Problem requirements: Quote the listing below in full and exactly as written, but omit every picture.

BEGIN Raw records

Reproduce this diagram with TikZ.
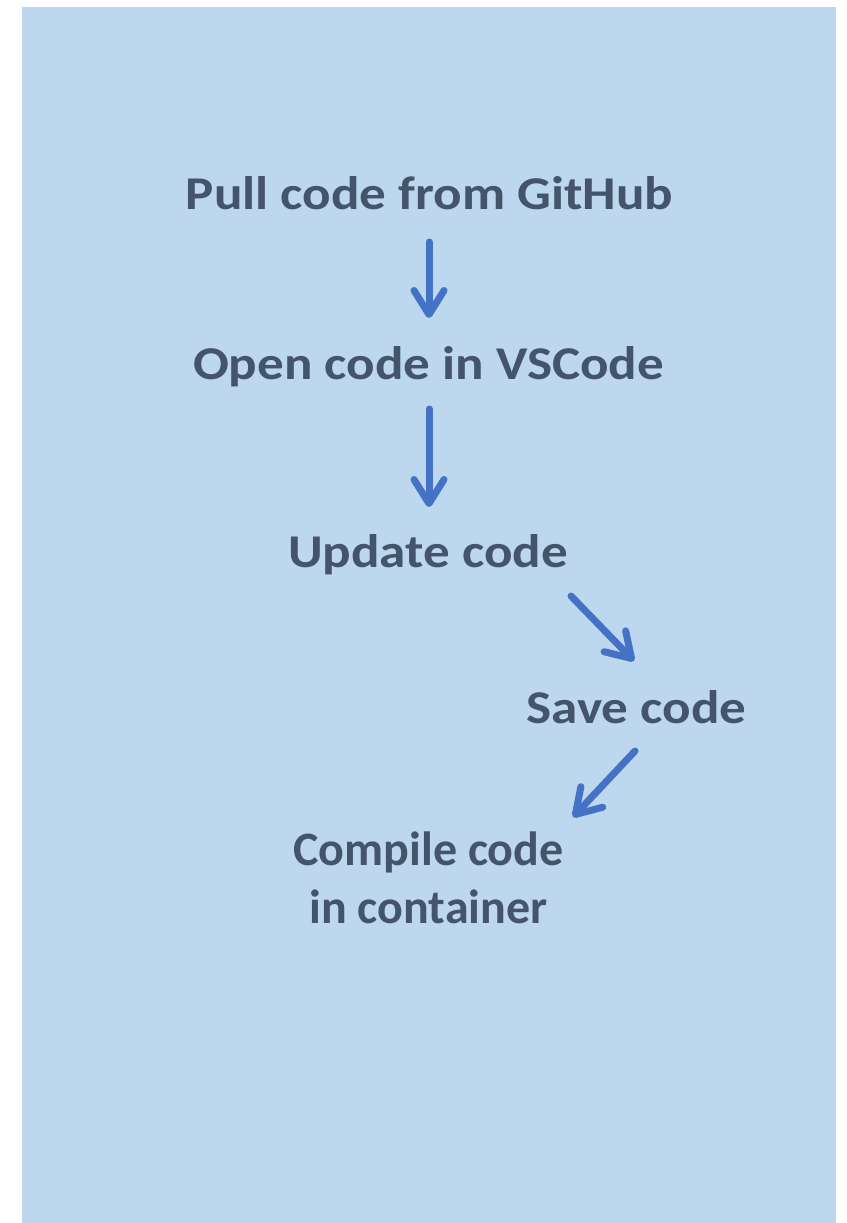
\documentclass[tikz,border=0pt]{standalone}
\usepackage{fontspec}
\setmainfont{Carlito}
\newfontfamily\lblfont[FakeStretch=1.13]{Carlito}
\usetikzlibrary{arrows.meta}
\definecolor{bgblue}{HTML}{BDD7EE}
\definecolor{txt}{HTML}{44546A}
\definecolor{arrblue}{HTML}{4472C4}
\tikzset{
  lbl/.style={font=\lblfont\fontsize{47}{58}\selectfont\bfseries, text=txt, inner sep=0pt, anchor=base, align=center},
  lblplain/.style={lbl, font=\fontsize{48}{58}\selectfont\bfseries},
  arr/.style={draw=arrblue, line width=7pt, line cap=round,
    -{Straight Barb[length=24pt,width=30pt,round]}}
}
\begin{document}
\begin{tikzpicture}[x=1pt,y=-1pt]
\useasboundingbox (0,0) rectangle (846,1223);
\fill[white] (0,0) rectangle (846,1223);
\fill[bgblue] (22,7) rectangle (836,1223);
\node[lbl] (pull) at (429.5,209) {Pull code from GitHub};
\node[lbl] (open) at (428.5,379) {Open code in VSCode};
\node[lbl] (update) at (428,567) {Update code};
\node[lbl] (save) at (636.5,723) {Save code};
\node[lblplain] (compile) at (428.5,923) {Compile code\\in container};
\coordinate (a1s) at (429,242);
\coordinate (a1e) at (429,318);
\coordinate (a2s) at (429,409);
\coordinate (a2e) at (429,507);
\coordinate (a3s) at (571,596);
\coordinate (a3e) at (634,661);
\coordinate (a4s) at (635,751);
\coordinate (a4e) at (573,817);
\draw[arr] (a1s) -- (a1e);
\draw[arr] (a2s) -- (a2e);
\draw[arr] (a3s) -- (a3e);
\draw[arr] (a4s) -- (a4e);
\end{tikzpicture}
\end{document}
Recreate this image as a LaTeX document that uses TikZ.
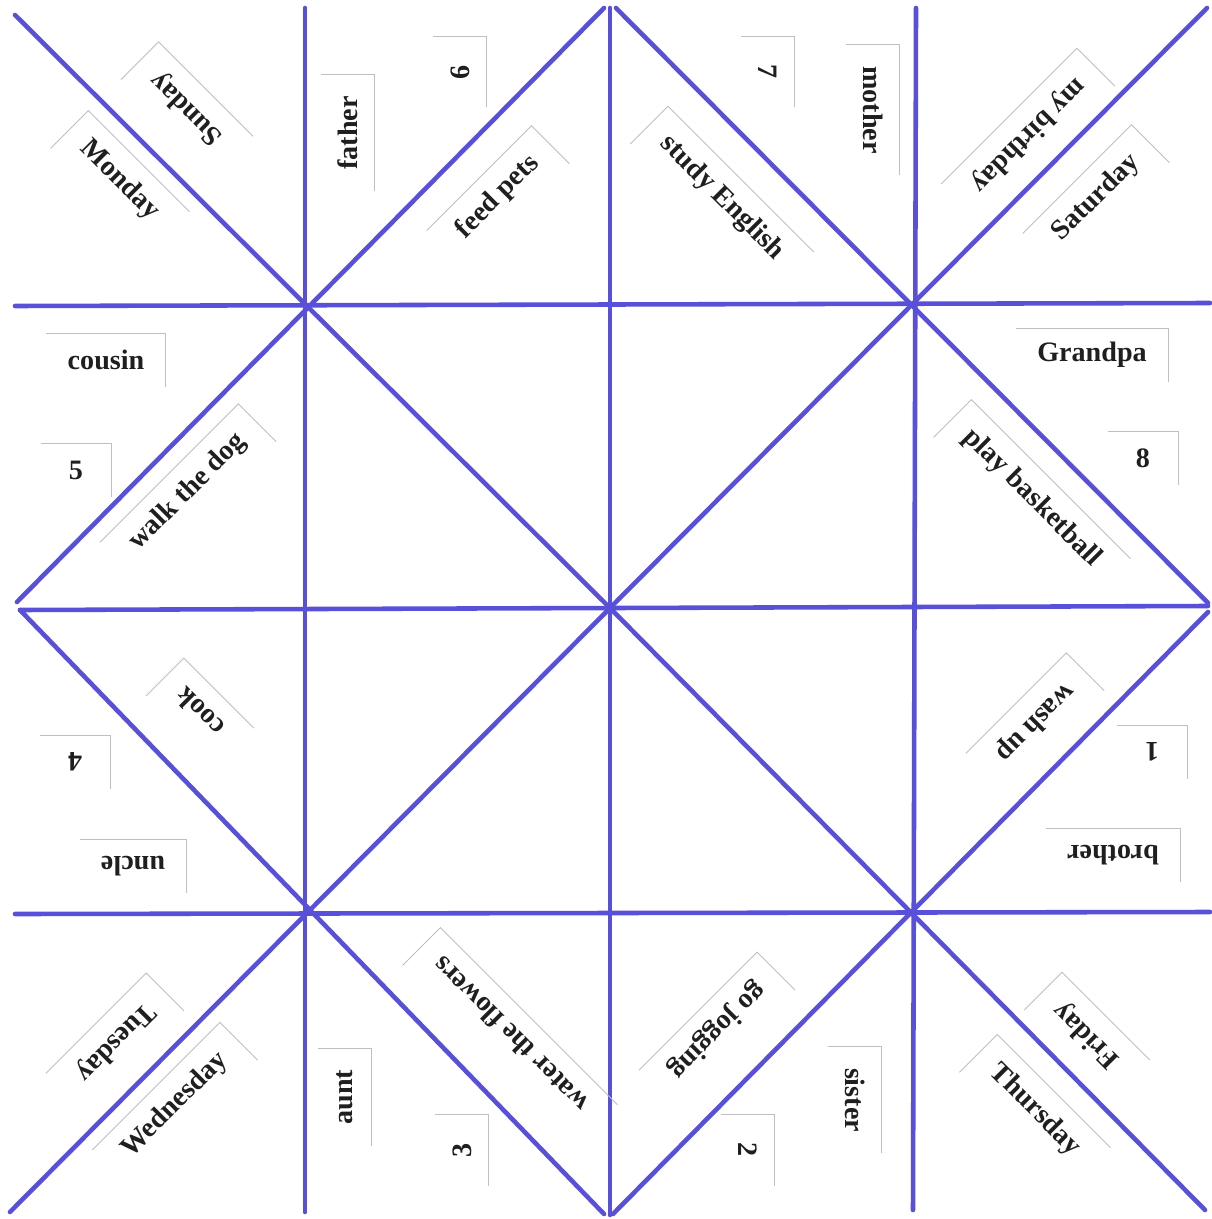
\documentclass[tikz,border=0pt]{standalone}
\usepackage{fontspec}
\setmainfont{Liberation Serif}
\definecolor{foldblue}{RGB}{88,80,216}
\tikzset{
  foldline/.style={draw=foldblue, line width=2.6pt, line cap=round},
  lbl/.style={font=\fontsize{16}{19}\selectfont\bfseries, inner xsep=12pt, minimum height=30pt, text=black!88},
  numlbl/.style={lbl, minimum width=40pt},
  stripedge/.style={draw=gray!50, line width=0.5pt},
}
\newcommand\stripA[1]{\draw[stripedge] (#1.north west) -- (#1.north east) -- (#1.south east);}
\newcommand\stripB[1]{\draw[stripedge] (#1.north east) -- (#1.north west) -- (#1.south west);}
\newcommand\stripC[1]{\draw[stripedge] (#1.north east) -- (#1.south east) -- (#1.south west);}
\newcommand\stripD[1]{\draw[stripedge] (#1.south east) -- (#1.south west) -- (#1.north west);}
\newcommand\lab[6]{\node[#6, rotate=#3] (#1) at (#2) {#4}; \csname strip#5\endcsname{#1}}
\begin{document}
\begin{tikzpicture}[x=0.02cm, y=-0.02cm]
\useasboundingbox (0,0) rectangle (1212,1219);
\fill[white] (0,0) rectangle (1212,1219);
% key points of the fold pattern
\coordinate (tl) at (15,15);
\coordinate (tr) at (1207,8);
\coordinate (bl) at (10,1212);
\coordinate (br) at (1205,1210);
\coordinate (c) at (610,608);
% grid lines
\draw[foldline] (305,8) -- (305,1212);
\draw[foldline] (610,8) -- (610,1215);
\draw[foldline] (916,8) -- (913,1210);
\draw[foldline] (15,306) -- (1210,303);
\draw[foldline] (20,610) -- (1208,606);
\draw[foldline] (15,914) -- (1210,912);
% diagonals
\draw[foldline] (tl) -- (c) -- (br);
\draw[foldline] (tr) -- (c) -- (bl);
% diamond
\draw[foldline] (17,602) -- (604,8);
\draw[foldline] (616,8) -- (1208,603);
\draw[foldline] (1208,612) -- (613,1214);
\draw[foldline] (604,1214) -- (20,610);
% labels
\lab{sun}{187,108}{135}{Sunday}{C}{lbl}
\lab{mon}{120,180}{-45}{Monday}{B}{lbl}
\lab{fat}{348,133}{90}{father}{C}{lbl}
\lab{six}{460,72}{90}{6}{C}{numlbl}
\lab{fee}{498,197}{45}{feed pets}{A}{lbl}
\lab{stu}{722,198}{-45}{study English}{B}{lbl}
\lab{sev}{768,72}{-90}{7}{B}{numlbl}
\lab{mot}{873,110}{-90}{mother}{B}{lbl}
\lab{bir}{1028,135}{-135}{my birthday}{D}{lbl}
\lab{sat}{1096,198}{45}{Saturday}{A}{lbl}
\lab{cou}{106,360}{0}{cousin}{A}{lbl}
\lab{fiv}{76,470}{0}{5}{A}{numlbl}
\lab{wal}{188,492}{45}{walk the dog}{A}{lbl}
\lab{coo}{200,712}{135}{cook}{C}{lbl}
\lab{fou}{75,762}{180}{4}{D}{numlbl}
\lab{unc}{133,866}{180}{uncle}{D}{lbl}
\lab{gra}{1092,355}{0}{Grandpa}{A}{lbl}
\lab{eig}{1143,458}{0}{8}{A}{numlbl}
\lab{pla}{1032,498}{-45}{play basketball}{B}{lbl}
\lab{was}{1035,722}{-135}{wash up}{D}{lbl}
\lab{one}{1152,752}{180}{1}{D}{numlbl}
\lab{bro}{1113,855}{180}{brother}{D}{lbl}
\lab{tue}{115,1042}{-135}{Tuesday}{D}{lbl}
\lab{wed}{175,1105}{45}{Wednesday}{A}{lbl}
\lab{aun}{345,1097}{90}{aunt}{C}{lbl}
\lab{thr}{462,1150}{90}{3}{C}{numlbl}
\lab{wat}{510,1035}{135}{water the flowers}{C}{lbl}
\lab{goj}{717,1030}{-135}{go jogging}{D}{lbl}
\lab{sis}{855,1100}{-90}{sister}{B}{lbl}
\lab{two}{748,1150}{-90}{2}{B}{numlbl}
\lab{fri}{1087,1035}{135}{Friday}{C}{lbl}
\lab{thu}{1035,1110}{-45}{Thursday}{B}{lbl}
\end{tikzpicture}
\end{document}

END Raw records

Correct response:
Reproduce this diagram with TikZ.
\documentclass[tikz,border=0pt]{standalone}
\usepackage{fontspec}
\setmainfont{Carlito}
\newfontfamily\lblfont[FakeStretch=1.13]{Carlito}
\usetikzlibrary{arrows.meta}
\definecolor{bgblue}{HTML}{BDD7EE}
\definecolor{txt}{HTML}{44546A}
\definecolor{arrblue}{HTML}{4472C4}
\tikzset{
  lbl/.style={font=\lblfont\fontsize{47}{58}\selectfont\bfseries, text=txt, inner sep=0pt, anchor=base, align=center},
  lblplain/.style={lbl, font=\fontsize{48}{58}\selectfont\bfseries},
  arr/.style={draw=arrblue, line width=7pt, line cap=round,
    -{Straight Barb[length=24pt,width=30pt,round]}}
}
\begin{document}
\begin{tikzpicture}[x=1pt,y=-1pt]
\useasboundingbox (0,0) rectangle (846,1223);
\fill[white] (0,0) rectangle (846,1223);
\fill[bgblue] (22,7) rectangle (836,1223);
\node[lbl] (pull) at (429.5,209) {Pull code from GitHub};
\node[lbl] (open) at (428.5,379) {Open code in VSCode};
\node[lbl] (update) at (428,567) {Update code};
\node[lbl] (save) at (636.5,723) {Save code};
\node[lblplain] (compile) at (428.5,923) {Compile code\\in container};
\coordinate (a1s) at (429,242);
\coordinate (a1e) at (429,318);
\coordinate (a2s) at (429,409);
\coordinate (a2e) at (429,507);
\coordinate (a3s) at (571,596);
\coordinate (a3e) at (634,661);
\coordinate (a4s) at (635,751);
\coordinate (a4e) at (573,817);
\draw[arr] (a1s) -- (a1e);
\draw[arr] (a2s) -- (a2e);
\draw[arr] (a3s) -- (a3e);
\draw[arr] (a4s) -- (a4e);
\end{tikzpicture}
\end{document}
Recreate this image as a LaTeX document that uses TikZ.
\documentclass[tikz,border=0pt]{standalone}
\usepackage{fontspec}
\setmainfont{Liberation Serif}
\definecolor{foldblue}{RGB}{88,80,216}
\tikzset{
  foldline/.style={draw=foldblue, line width=2.6pt, line cap=round},
  lbl/.style={font=\fontsize{16}{19}\selectfont\bfseries, inner xsep=12pt, minimum height=30pt, text=black!88},
  numlbl/.style={lbl, minimum width=40pt},
  stripedge/.style={draw=gray!50, line width=0.5pt},
}
\newcommand\stripA[1]{\draw[stripedge] (#1.north west) -- (#1.north east) -- (#1.south east);}
\newcommand\stripB[1]{\draw[stripedge] (#1.north east) -- (#1.north west) -- (#1.south west);}
\newcommand\stripC[1]{\draw[stripedge] (#1.north east) -- (#1.south east) -- (#1.south west);}
\newcommand\stripD[1]{\draw[stripedge] (#1.south east) -- (#1.south west) -- (#1.north west);}
\newcommand\lab[6]{\node[#6, rotate=#3] (#1) at (#2) {#4}; \csname strip#5\endcsname{#1}}
\begin{document}
\begin{tikzpicture}[x=0.02cm, y=-0.02cm]
\useasboundingbox (0,0) rectangle (1212,1219);
\fill[white] (0,0) rectangle (1212,1219);
% key points of the fold pattern
\coordinate (tl) at (15,15);
\coordinate (tr) at (1207,8);
\coordinate (bl) at (10,1212);
\coordinate (br) at (1205,1210);
\coordinate (c) at (610,608);
% grid lines
\draw[foldline] (305,8) -- (305,1212);
\draw[foldline] (610,8) -- (610,1215);
\draw[foldline] (916,8) -- (913,1210);
\draw[foldline] (15,306) -- (1210,303);
\draw[foldline] (20,610) -- (1208,606);
\draw[foldline] (15,914) -- (1210,912);
% diagonals
\draw[foldline] (tl) -- (c) -- (br);
\draw[foldline] (tr) -- (c) -- (bl);
% diamond
\draw[foldline] (17,602) -- (604,8);
\draw[foldline] (616,8) -- (1208,603);
\draw[foldline] (1208,612) -- (613,1214);
\draw[foldline] (604,1214) -- (20,610);
% labels
\lab{sun}{187,108}{135}{Sunday}{C}{lbl}
\lab{mon}{120,180}{-45}{Monday}{B}{lbl}
\lab{fat}{348,133}{90}{father}{C}{lbl}
\lab{six}{460,72}{90}{6}{C}{numlbl}
\lab{fee}{498,197}{45}{feed pets}{A}{lbl}
\lab{stu}{722,198}{-45}{study English}{B}{lbl}
\lab{sev}{768,72}{-90}{7}{B}{numlbl}
\lab{mot}{873,110}{-90}{mother}{B}{lbl}
\lab{bir}{1028,135}{-135}{my birthday}{D}{lbl}
\lab{sat}{1096,198}{45}{Saturday}{A}{lbl}
\lab{cou}{106,360}{0}{cousin}{A}{lbl}
\lab{fiv}{76,470}{0}{5}{A}{numlbl}
\lab{wal}{188,492}{45}{walk the dog}{A}{lbl}
\lab{coo}{200,712}{135}{cook}{C}{lbl}
\lab{fou}{75,762}{180}{4}{D}{numlbl}
\lab{unc}{133,866}{180}{uncle}{D}{lbl}
\lab{gra}{1092,355}{0}{Grandpa}{A}{lbl}
\lab{eig}{1143,458}{0}{8}{A}{numlbl}
\lab{pla}{1032,498}{-45}{play basketball}{B}{lbl}
\lab{was}{1035,722}{-135}{wash up}{D}{lbl}
\lab{one}{1152,752}{180}{1}{D}{numlbl}
\lab{bro}{1113,855}{180}{brother}{D}{lbl}
\lab{tue}{115,1042}{-135}{Tuesday}{D}{lbl}
\lab{wed}{175,1105}{45}{Wednesday}{A}{lbl}
\lab{aun}{345,1097}{90}{aunt}{C}{lbl}
\lab{thr}{462,1150}{90}{3}{C}{numlbl}
\lab{wat}{510,1035}{135}{water the flowers}{C}{lbl}
\lab{goj}{717,1030}{-135}{go jogging}{D}{lbl}
\lab{sis}{855,1100}{-90}{sister}{B}{lbl}
\lab{two}{748,1150}{-90}{2}{B}{numlbl}
\lab{fri}{1087,1035}{135}{Friday}{C}{lbl}
\lab{thu}{1035,1110}{-45}{Thursday}{B}{lbl}
\end{tikzpicture}
\end{document}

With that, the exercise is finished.